Beim feierlichen COP26-Auftakt meldete sich zuvor unter anderem auch Prinz Charles zu Wort. Dieser betonte die wichtige Rolle des Privatsektors für eine klimaneutrale Zukunft. Industrie und Banken hätten Billionen, um die Transformation voranzutreiben, sagte der britische Thronfolger. Sie, die Politikerinnen und Politiker, müssten dafür sorgen, dass die Rahmenbedingungen klar seien und sich nicht immer wieder änderten.

Auch der britische Naturfilmer David Attenborough erinnerte die Verhandlerinnen und Verhandler an ihre Verantwortung für zukünftige Generationen. Die Menschen von morgen würden zur COP26 zurückblicken und sich fragen, ob die Konzentration von Treibhausgasen in der Atmosphäre durch die dortigen Entscheidungen zurückgegangen sei oder nicht, und „wir haben allen Grund zu glauben, dass die Antwort Ja sein kann“.

Xi mit schriftlichem Statement

Chinas Präsident Xi Jinping mahnte indes die Industrieländer, nicht nur mehr für den Klimaschutz zu tun, sondern den Schwellenländern auch dabei zu helfen, besser zu werden. Jeder solle das Beste nach seinen Möglichkeiten gegen den Klimawandel unternehmen, so Xi laut staatlichen Medien in einer Botschaft an den Glasgower Gipfel. Wie zuvor bekanntewurde, wollte Xi auf dem Gipfel in Glasgow weder persönlich sprechen noch sich per Video zuschalten.

Brasilien will nach Angaben von Umweltminister Joaquim Alvaro Pereira seinen Ausstoß von Treibhausgasen bis 2030 um 50 Prozent reduzieren. Er habe seinen Umweltminister angewiesen, die Ziele Brasiliens beim Klimaschutz anzuheben, so Brasiliens Präsident Jair Bolsonaro dazu in einer Videobotschaft. Bolsonaro zog es vor, anstatt nach Glasgow die norditalienische Ortschaft Anguillara Veneta zu besuchen, wo er am Montag als Ehrenbürger ausgezeichnet wurde.

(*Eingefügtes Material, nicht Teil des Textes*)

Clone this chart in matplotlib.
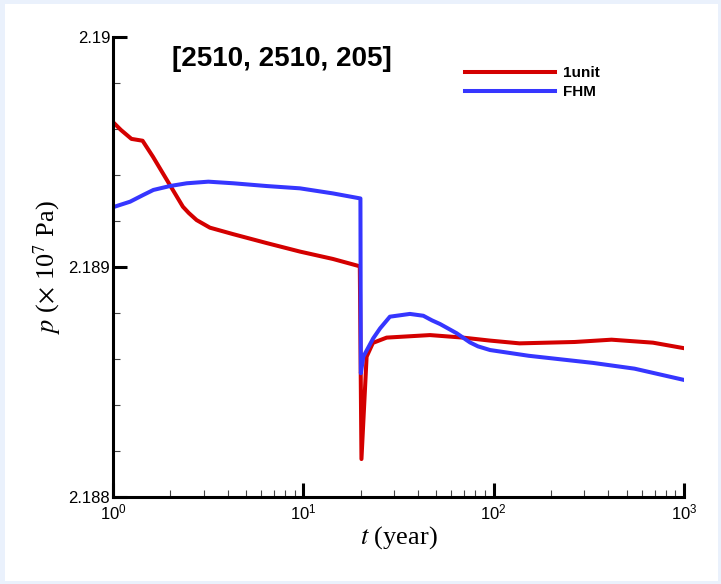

Erdogan mit kurzfristiger Absage

Der türkische Präsident Recep Tayyip Erdogan sagte unterdessen seine Teilnahme am Klimagipfel nach eigenen Angaben wegen mangelnder Sicherheitsstandards kurzfristig ab. „Nachdem unseren Anforderungen nicht entsprochen wurde, haben wir darauf verzichtet, nach Glasgow zu reisen“, sagte Erdogan laut einer Meldung der staatlichen Nachrichtenagentur Anadolu vom Montag. Das türkische Parlament hatte im vergangenen Monat als letztes G-20-Land das Pariser Klimaabkommen ratifiziert.

Über eine Million unterzeichnen offenen Brief

Unter den rund 28.000 Menschen, die in Glasgow erwartet werden, sind auch zahlreiche Aktivistinnen und Aktivisten, die auf den Straßen für eine ehrgeizigere Klimapolitik protestieren wollen – darunter die weltweit prominenteste Aktivistin, die 18-jährige Schwedin Greta Thunberg.

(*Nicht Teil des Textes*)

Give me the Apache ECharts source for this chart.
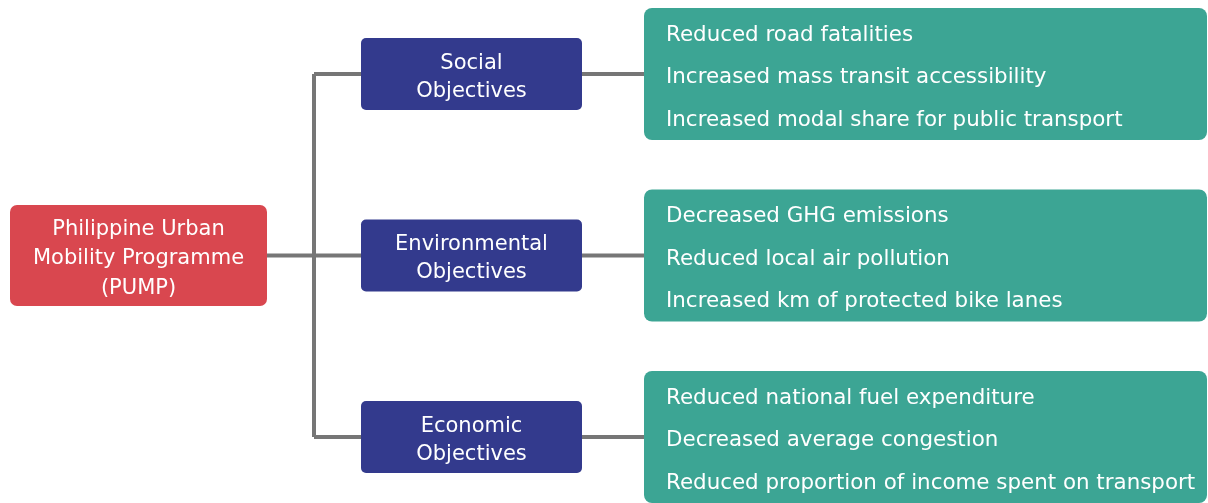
<!DOCTYPE html>
<html>
<head>
<meta charset="utf-8">
<script src="https://cdn.jsdelivr.net/npm/echarts@6/dist/echarts.min.js"></script>
<style>
  html, body { margin: 0; padding: 0; background: #fff; }
  #chart { width: 1208px; height: 503px; }
</style>
</head>
<body>
<div id="chart"></div>
<script>
// data
const rootLabel = "Philippine Urban\nMobility Programme\n(PUMP)";
const objectives = ["Social\nObjectives", "Environmental\nObjectives", "Economic\nObjectives"];
const outcomes = [
  ["Reduced road fatalities", "Increased mass transit accessibility", "Increased modal share for public transport"],
  ["Decreased GHG emissions", "Reduced local air pollution", "Increased km of protected bike lanes"],
  ["Reduced national fuel expenditure", "Decreased average congestion", "Reduced proportion of income spent on transport"],
];

const FONT = "DejaVu Sans";
const LINE = "#767676";

// layout in a 1208 x 503 coordinate space
const rowY = (i) => 74 + i * 181.5;
const rootBox = { x: 10, w: 257, h: 101 };
const midBox = { x: 361, w: 221, h: 72 };
const outBox = { x: 644, w: 563, h: 132 };
const trunkX = 314;
const textShift = 2.5; // nudge text down to match the reference baseline

const chart = echarts.init(document.getElementById("chart"));

function box(api, x, yc, w, h, fill, r) {
  const p = api.coord([x, yc - h / 2]);
  const s = api.size([w, h]);
  return { type: "rect", shape: { x: p[0], y: p[1], width: s[0], height: s[1], r: r }, style: { fill: fill } };
}

function line(api, pts) {
  return {
    type: "polyline",
    shape: { points: pts.map((q) => api.coord(q)) },
    style: { stroke: LINE, lineWidth: 4, fill: null },
  };
}

function label(api, text, x, y, align, size, lh) {
  const c = api.coord([x, y + textShift]);
  return {
    type: "text",
    style: {
      text: text, x: c[0], y: c[1], fill: "#fff",
      fontFamily: FONT, fontSize: size, lineHeight: lh,
      align: align, verticalAlign: "middle",
    },
  };
}

function renderItem(params, api) {
  const i = api.value(0);
  const children = [];
  if (i < 0) {
    // root node and trunk
    const yc = rowY(1);
    children.push(line(api, [[rootBox.x + rootBox.w, yc], [trunkX, yc]]));
    children.push(line(api, [[trunkX, rowY(0)], [trunkX, rowY(objectives.length - 1)]]));
    children.push(box(api, rootBox.x, yc, rootBox.w, rootBox.h, "#d9474f", 7));
    children.push(label(api, rootLabel, rootBox.x + rootBox.w / 2, yc + 1, "center", 21, 29.5));
    return { type: "group", children: children };
  }
  const yc = rowY(i);
  children.push(line(api, [[trunkX, yc], [midBox.x, yc]]));
  children.push(line(api, [[midBox.x + midBox.w, yc], [outBox.x, yc]]));
  children.push(box(api, midBox.x, yc, midBox.w, midBox.h, "#333a8d", 5));
  children.push(label(api, objectives[i], midBox.x + midBox.w / 2, yc + 1, "center", 21, 28));
  children.push(box(api, outBox.x, yc, outBox.w, outBox.h, "#3ca594", 8));
  children.push(label(api, outcomes[i].join("\n"), outBox.x + 22, yc + 1, "left", 21.4, 42.5));
  return { type: "group", children: children };
}

chart.setOption({
  animation: false,
  grid: { left: 0, right: 0, top: 0, bottom: 0 },
  xAxis: { type: "value", min: 0, max: 1208, show: false },
  yAxis: { type: "value", min: 0, max: 503, inverse: true, show: false },
  series: [
    {
      type: "custom",
      renderItem: renderItem,
      clip: false,
      data: [[-1]].concat(objectives.map((o, i) => [i])),
    },
  ],
});
</script>
</body>
</html>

Ein offener Brief führender Aktivistinnen um Thunberg an die Staatenlenker der Erde fand in kurzer Zeit mehr als eine Million Unterstützer. Bis zum Montagnachmittag hatten den zum Start der Weltklimakonferenz veröffentlichten Aufruf fast 1,1 Millionen Menschen online mit ihrer E-Mail-Adresse unterzeichnet.

In diesem fordern Thunberg, Vanessa Nakate aus Uganda, die Polin Dominika Lasota und Mitzi Tan von den Philippinen die Staats- und Regierungschefs auf, der Klimakrise endlich entscheidend und mit sofortigen und drastischen Maßnahmen zu begegnen.